-- begin Entries --

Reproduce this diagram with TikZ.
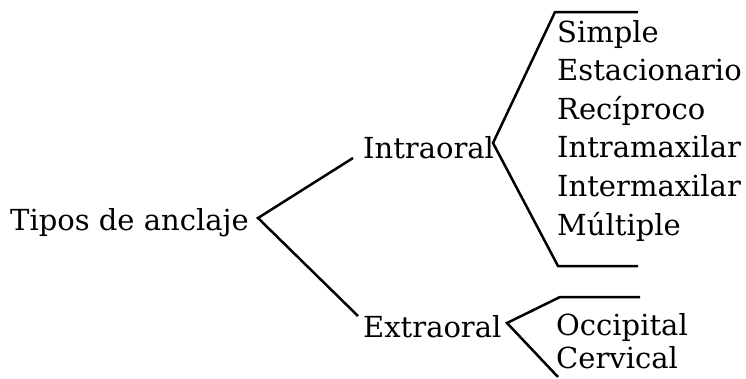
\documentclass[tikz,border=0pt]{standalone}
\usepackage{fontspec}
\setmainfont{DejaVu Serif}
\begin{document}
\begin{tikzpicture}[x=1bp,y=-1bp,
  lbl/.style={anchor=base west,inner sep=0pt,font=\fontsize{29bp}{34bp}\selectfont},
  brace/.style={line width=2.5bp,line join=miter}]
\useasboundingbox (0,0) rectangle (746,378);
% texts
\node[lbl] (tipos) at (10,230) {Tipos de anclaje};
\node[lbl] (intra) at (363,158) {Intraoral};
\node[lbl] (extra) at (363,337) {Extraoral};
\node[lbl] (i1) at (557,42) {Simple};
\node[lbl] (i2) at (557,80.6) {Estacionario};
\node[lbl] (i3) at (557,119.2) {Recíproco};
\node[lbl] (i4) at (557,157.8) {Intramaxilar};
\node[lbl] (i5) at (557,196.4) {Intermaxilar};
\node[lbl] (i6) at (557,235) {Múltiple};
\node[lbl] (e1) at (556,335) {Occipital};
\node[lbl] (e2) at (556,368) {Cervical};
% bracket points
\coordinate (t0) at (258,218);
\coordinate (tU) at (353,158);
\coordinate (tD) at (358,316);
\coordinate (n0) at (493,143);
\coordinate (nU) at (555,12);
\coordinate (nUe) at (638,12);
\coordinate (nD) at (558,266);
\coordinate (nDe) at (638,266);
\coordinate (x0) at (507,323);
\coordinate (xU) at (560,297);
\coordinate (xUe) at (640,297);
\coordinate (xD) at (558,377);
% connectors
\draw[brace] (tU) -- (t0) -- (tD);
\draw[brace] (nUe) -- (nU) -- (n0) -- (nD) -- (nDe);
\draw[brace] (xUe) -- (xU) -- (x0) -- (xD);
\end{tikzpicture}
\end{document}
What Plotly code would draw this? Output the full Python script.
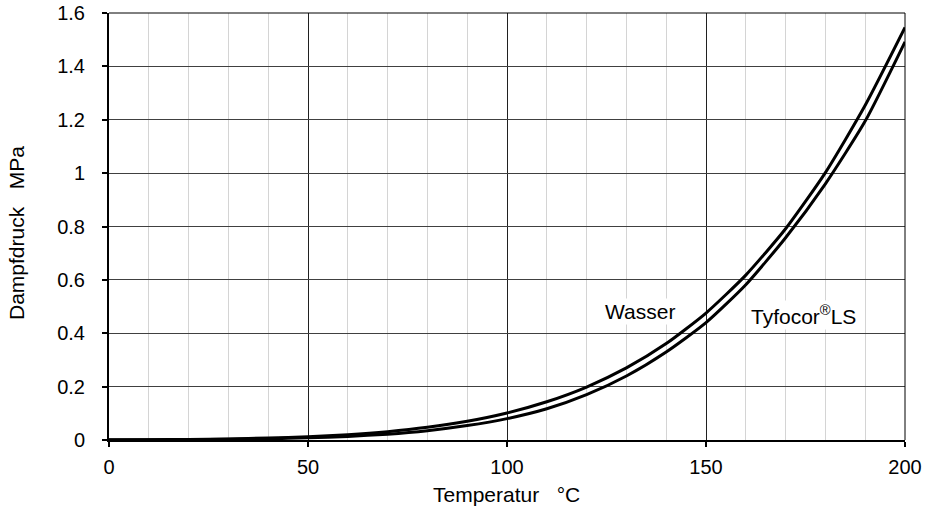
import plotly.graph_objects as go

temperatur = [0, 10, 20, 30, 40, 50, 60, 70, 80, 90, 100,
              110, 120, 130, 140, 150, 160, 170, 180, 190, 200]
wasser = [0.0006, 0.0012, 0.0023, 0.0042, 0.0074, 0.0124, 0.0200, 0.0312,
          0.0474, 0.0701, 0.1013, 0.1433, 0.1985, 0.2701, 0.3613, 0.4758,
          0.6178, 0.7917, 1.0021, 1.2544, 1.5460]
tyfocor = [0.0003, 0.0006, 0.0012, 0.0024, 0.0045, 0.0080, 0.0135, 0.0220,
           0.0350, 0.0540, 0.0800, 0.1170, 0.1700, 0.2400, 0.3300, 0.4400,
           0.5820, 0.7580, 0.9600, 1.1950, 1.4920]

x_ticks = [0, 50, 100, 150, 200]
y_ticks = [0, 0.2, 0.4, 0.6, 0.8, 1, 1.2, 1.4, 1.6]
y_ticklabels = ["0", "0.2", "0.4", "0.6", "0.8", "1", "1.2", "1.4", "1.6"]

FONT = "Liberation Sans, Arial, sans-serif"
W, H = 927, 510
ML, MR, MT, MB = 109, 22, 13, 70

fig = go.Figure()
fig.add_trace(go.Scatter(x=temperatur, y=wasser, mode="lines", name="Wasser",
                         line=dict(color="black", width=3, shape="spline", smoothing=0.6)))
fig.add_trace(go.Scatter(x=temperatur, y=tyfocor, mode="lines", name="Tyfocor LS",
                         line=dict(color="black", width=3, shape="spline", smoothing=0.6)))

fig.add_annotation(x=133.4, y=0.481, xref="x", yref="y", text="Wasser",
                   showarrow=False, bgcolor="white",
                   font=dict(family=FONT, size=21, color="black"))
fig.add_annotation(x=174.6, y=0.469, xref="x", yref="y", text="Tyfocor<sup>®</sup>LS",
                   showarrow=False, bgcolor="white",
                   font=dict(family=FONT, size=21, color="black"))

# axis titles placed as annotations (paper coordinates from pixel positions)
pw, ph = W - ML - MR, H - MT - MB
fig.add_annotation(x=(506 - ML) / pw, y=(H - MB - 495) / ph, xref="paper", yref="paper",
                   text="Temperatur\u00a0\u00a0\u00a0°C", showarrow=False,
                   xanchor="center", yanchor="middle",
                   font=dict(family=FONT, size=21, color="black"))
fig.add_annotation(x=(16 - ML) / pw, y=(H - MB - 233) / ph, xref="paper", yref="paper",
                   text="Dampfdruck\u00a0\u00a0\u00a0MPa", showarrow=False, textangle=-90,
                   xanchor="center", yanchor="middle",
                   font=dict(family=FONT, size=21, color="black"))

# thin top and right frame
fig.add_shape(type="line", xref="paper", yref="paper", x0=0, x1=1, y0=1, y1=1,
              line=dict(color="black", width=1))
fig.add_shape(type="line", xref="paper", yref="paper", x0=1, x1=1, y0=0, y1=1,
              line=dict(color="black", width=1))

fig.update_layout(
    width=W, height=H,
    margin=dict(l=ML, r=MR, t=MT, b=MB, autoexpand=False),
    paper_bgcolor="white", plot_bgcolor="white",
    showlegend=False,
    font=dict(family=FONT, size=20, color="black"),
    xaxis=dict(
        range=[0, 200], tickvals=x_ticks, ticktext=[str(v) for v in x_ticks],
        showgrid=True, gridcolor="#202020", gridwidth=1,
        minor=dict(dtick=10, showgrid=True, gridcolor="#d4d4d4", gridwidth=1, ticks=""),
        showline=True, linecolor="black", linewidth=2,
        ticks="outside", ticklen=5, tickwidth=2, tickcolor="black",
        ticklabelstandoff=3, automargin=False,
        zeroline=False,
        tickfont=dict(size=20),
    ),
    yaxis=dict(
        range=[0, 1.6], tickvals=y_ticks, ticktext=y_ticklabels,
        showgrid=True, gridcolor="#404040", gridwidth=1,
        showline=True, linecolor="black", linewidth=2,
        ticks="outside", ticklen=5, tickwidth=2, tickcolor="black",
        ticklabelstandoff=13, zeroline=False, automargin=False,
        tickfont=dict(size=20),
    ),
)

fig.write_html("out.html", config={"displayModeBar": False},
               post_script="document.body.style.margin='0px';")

-- end Entries --

## Short task
Restate, line by line and word for word, everything from the top of the material through the line that contains "import plotly.graph_objects as go". Leave pictures out.

## Result for this exercise
Reproduce this diagram with TikZ.
\documentclass[tikz,border=0pt]{standalone}
\usepackage{fontspec}
\setmainfont{DejaVu Serif}
\begin{document}
\begin{tikzpicture}[x=1bp,y=-1bp,
  lbl/.style={anchor=base west,inner sep=0pt,font=\fontsize{29bp}{34bp}\selectfont},
  brace/.style={line width=2.5bp,line join=miter}]
\useasboundingbox (0,0) rectangle (746,378);
% texts
\node[lbl] (tipos) at (10,230) {Tipos de anclaje};
\node[lbl] (intra) at (363,158) {Intraoral};
\node[lbl] (extra) at (363,337) {Extraoral};
\node[lbl] (i1) at (557,42) {Simple};
\node[lbl] (i2) at (557,80.6) {Estacionario};
\node[lbl] (i3) at (557,119.2) {Recíproco};
\node[lbl] (i4) at (557,157.8) {Intramaxilar};
\node[lbl] (i5) at (557,196.4) {Intermaxilar};
\node[lbl] (i6) at (557,235) {Múltiple};
\node[lbl] (e1) at (556,335) {Occipital};
\node[lbl] (e2) at (556,368) {Cervical};
% bracket points
\coordinate (t0) at (258,218);
\coordinate (tU) at (353,158);
\coordinate (tD) at (358,316);
\coordinate (n0) at (493,143);
\coordinate (nU) at (555,12);
\coordinate (nUe) at (638,12);
\coordinate (nD) at (558,266);
\coordinate (nDe) at (638,266);
\coordinate (x0) at (507,323);
\coordinate (xU) at (560,297);
\coordinate (xUe) at (640,297);
\coordinate (xD) at (558,377);
% connectors
\draw[brace] (tU) -- (t0) -- (tD);
\draw[brace] (nUe) -- (nU) -- (n0) -- (nD) -- (nDe);
\draw[brace] (xUe) -- (xU) -- (x0) -- (xD);
\end{tikzpicture}
\end{document}
What Plotly code would draw this? Output the full Python script.
import plotly.graph_objects as go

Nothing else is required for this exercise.